Editorial Independence & Conflict of Interest Policy

Virtual Economics is committed to ensuring impartial editorial decision-making and independence in the evaluation and handling of submitted manuscripts. Author disclosure requirements relating to funding, authorship contributions, conflicts of interest and data availability are described separately in the Research Transparency & Author Responsibilities Policy.

Authors, reviewers, editors and members of the Editorial Board are required to disclose any financial, institutional, personal or professional relationships that could be perceived to influence the evaluation, interpretation or publication of a manuscript. Conflicts of interest may include, but are not limited to, institutional affiliation, research collaboration, supervisory or mentoring relationships, joint projects or grants, personal relationships, direct academic competition or any financial interest connected to the research.

Authors

Authors are required to provide conflict-of-interest disclosures within the manuscript in accordance with the journal’s Research Transparency & Author Responsibilities Policy. Failure to provide accurate disclosure may lead to editorial action, including rejection, publication of a correction or retraction.

Reviewers

Reviewers must decline an invitation to review if they have a conflict of interest with the authors, institutions or subject matter of the manuscript. Reviewers must not evaluate manuscripts if they have recent collaboration, shared affiliation, supervisory relationships or personal connections with any of the authors, or if they are engaged in competing research. Reviewers must treat all manuscripts as confidential documents and must not use unpublished material for their own research.

Editors and Editorial Board Members

Editors and Editorial Board members must not handle manuscripts in which they have a conflict of interest. This includes manuscripts submitted by colleagues from the same institution, collaborators, former or current students or supervisors, close professional partners or personal associates. Editors must recuse themselves from the editorial process in such cases.

Handling of Submissions Involving Potential Conflicts of Interest

To safeguard impartial editorial assessment, Virtual Economics applies additional oversight procedures when a manuscript is submitted by an editor, a member of the Editorial Board, or an author affiliated with the publishing institution.

An editor who has any personal, professional or institutional connection with the authors or the research must withdraw from all involvement in the editorial evaluation of the manuscript. Such editors are excluded from assigning reviewers, accessing reviewer reports, participating in internal discussions or influencing the publication decision.

Where a potential conflict exists, the submission is reassigned to an independent editor who has no connection with the authors or their institution. Wherever practicable, the editor responsible for the manuscript is based at a different institution and, where possible, in a different country. This editor conducts the initial assessment, appoints reviewers, manages correspondence and submits a recommendation regarding publication.

Reviewers invited to evaluate the manuscript must likewise be independent and must not have collaborative, institutional or personal links with the authors. If a conflict is identified at any stage, an alternative reviewer is appointed.

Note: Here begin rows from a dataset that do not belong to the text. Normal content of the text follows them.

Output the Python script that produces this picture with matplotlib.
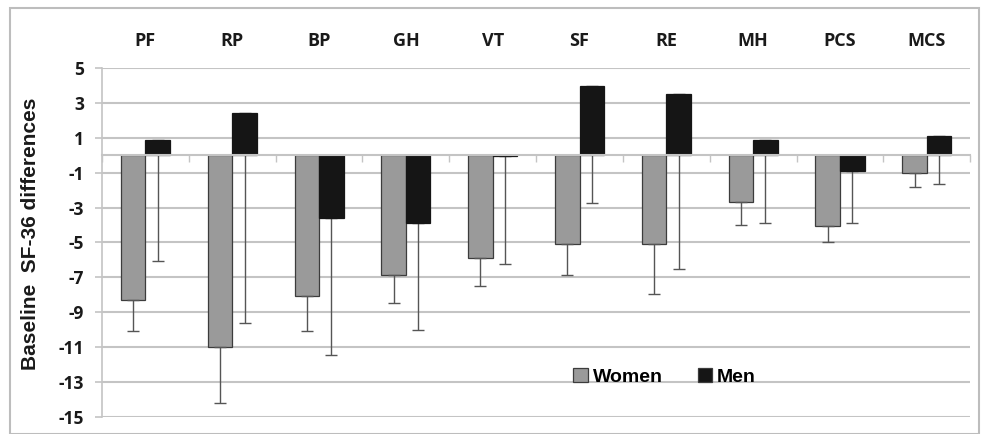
import matplotlib.pyplot as plt
import numpy as np
from matplotlib.patches import Rectangle

categories = ["PF", "RP", "BP", "GH", "VT", "SF", "RE", "MH", "PCS", "MCS"]
women = [-8.3, -11.0, -8.1, -6.9, -5.9, -5.1, -5.1, -2.7, -4.05, -1.0]
women_err = [1.8, 3.2, 2.0, 1.55, 1.6, 1.8, 2.85, 1.3, 0.9, 0.8]
men = [0.9, 2.4, -3.6, -3.9, -0.05, 4.0, 3.5, 0.9, -0.9, 1.1]
men_err = [6.95, 12.0, 7.85, 6.1, 6.2, 6.75, 10.05, 4.8, 3.0, 2.75]
yticks = list(range(5, -16, -2))

fig = plt.figure(figsize=(9.81, 4.34), dpi=100)
ax = fig.add_axes([0.104, 0.040, 0.885, 0.803])

x = np.arange(len(categories))
w = 0.283
grid_c = "#c4c4c4"
err_c = "#555555"
text_c = "#1a1a1a"

ax.bar(x - w / 2, women, w, color="#9a9a9a", edgecolor="#3c3c3c", linewidth=0.9,
       label="Women", zorder=3)
ax.bar(x + w / 2, men, w, color="#151515", edgecolor="#151515", linewidth=0.9,
       label="Men", zorder=3)
ax.errorbar(x - w / 2, women, yerr=[women_err, [0] * len(women)], fmt="none",
            ecolor=err_c, elinewidth=1, capsize=4, capthick=1, zorder=4)
ax.errorbar(x + w / 2, men, yerr=[men_err, [0] * len(men)], fmt="none",
            ecolor=err_c, elinewidth=1, capsize=4, capthick=1, zorder=2.5)

ax.set_xlim(-0.5, len(categories) - 0.5)
ax.set_ylim(-15, 5)
ax.set_yticks(yticks)
ax.set_yticklabels([str(v) for v in yticks], fontsize=12.5, fontweight="bold",
                   family="Open Sans", color=text_c)
ax.yaxis.grid(True, color=grid_c, linewidth=1.5, zorder=0)
ax.tick_params(axis="y", length=5, width=1.2, color=grid_c, pad=8)

# category axis sits at zero, ticks at the category boundaries
ax.spines["bottom"].set_position(("data", 0))
ax.spines["bottom"].set_color(grid_c)
ax.spines["bottom"].set_linewidth(1.5)
ax.spines["bottom"].set_zorder(3.5)
ax.set_xticks(np.arange(len(categories) + 1) - 0.5)
ax.set_xticklabels([])
ax.tick_params(axis="x", length=5, width=1, color=grid_c, direction="out")
for s in ["top", "right"]:
    ax.spines[s].set_visible(False)
ax.spines["left"].set_color(grid_c)
ax.spines["left"].set_linewidth(1.2)

top = ax.secondary_xaxis("top")
top.set_xticks(x)
top.set_xticklabels(categories, fontsize=13, fontweight="bold", family="Open Sans",
                    color=text_c)
top.tick_params(length=0, pad=13)
top.spines["top"].set_visible(False)

ax.set_ylabel("Baseline  SF-36 differences", fontsize=15, fontweight="bold",
              family="Liberation Sans", color=text_c)
ax.yaxis.set_label_coords(-0.072, 0.525)

# white gap in the gridline behind the legend
ax.axhspan(-13.4, -12.6, xmin=(535 - 102) / 868, xmax=(788 - 102) / 868,
           color="white", zorder=1)
leg = ax.legend(loc="center", bbox_to_anchor=(0.648, 0.114), ncol=2, frameon=False,
                handlelength=0.75, handleheight=0.75, handletextpad=0.25,
                columnspacing=1.8,
                prop={"family": "Liberation Sans", "weight": "bold", "size": 14})
leg.set_zorder(5)
for h in leg.legend_handles:
    h.set_edgecolor("#3c3c3c")

fig.patches.append(Rectangle((10 / 981, 0.0), 969 / 981, 1 - 8 / 434,
                             transform=fig.transFigure, fill=False,
                             edgecolor="#bdbdbd", linewidth=1.5))

fig.savefig("out.png", dpi=100)
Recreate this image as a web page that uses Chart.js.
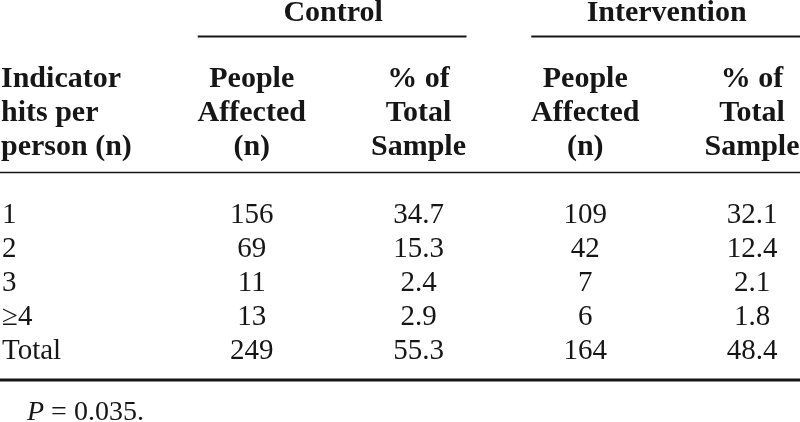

The final publication decision is taken by the Editor-in-Chief, or by another senior editor who has no conflict of interest, and is based solely on the scholarly quality of the manuscript and the peer-review reports.

All disclosures of conflicts and the steps taken to manage them are recorded within the journal’s editorial system in order to maintain transparency and an auditable editorial process.

Author conflict-of-interest declarations appearing in published articles are governed separately by the Research Transparency & Author Responsibilities Policy.

Editorial Independence and Commercial Influence

Editorial decisions in Virtual Economics are made independently of the publisher and are based solely on the scholarly merit, originality and relevance of the manuscript. The publisher has no role in the evaluation of manuscripts, the selection of reviewers, editorial deliberations or publication decisions. The journal does not permit commercial, financial or institutional considerations to affect editorial judgement. The journal currently does not charge submission or publication fees.